I’ve been watching a lot of Charlie Kaufman movies lately. Kaufman’s the guy who wrote the screenplays for Eternal Sunshine of the Spotless Mind, Adaptation, and Being John Malkovich (where John Malkovich becomes John Cusack’s puppet). I’m especially drawn to movies, books, or plays that can make me laugh while breaking my heart.
My affinity for this type of art doesn’t come out of sentimentality, but rather because it more accurately depicts life. Life is hilarious, stupid, and silly. Life also sucks. It’s filled with assholes and douche bags (like the frat boys walking around on Cesar Chavez Day, chugging cervesas and somehow finding a way to wear a sombrero backwards). But life isn’t all good or all bad, either. It’s both at the same time. Life is like the moment after Oedipus gouges out his eyes…and then slips on a banana peel.

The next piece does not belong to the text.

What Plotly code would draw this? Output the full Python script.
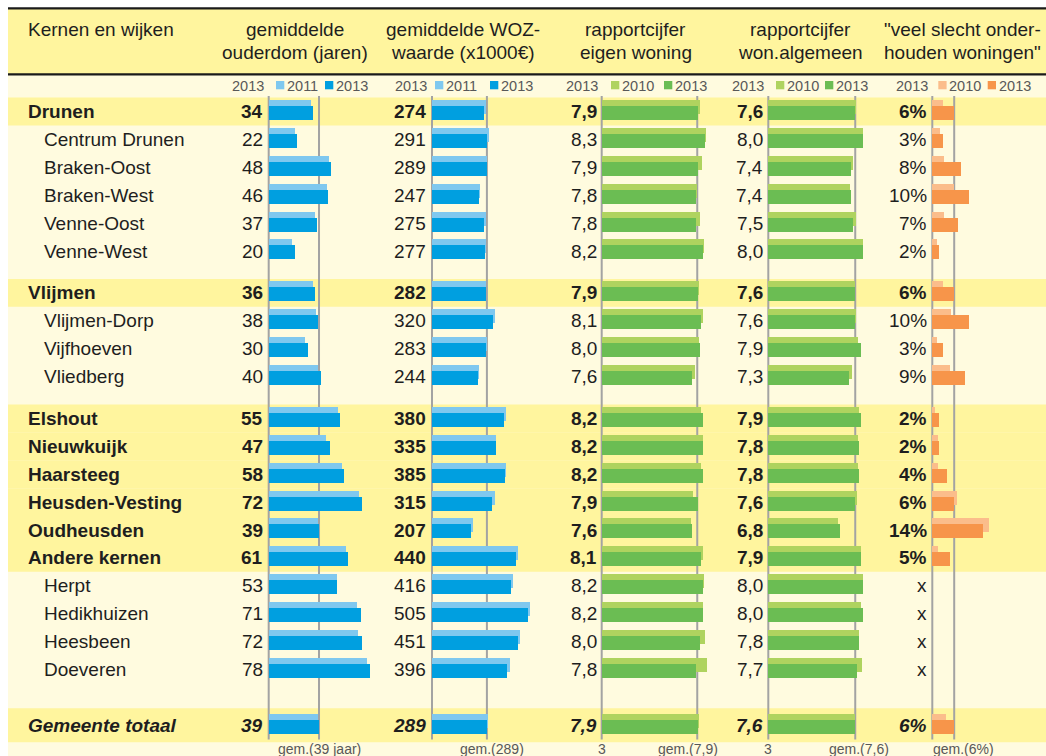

So what’s one to do with a life such as this? That wasn’t a rhetorical question. I was asking you. Did you really think I had an answer for it? I can barely string together 500 words without using a bunch of superfluous parentheticals (meta!). I’m nowhere near equipped to tackle life’s mysteries. Hell, I couldn’t even figure out Encyclopedia Brown as a kid, and probably still couldn’t.
As dumb as I am, though, at least I’m smart enough to recognize that my brain is more complicated than simply recognizing something as only funny, or only sad, or only one way and not the other. I see all the little contradictions in other people’s actions, as well as within my own wants and desires, but that’s as far as I get. I have no way to interpret them. Thus, I am ill-equipped to make decisions. Instead, I let myself be carried through life as if on strings. It’s why I write fiction. It’s necessary for me to be able to understand (or at least think I understand) the infinitesimally tiny fraction of the universe I occupy.
It’s not even a choice for me to write. It’s a compulsion. I told a friend that I wrote 16 pages of a short story in a day over spring break and she told me she couldn’t imagine doing something like that for fun.
While the short story has been surprisingly fun to write (usually the only fun part about being a writer is the inherent alcoholism), I wasn’t doing it for fun. I don’t even consider myself the one writing the story. The story already exists. It’s just pulling on my strings, using me as a puppet to let it out into the world. I can’t stop thinking about it (this article was just a roundabout way for me to talk about it). It’s a story, like Kaufman’s, that’s both happy and sad. Hopefully it’ll make me—its vessel—as rich and famous as a short story writer can be (that is to say, not very).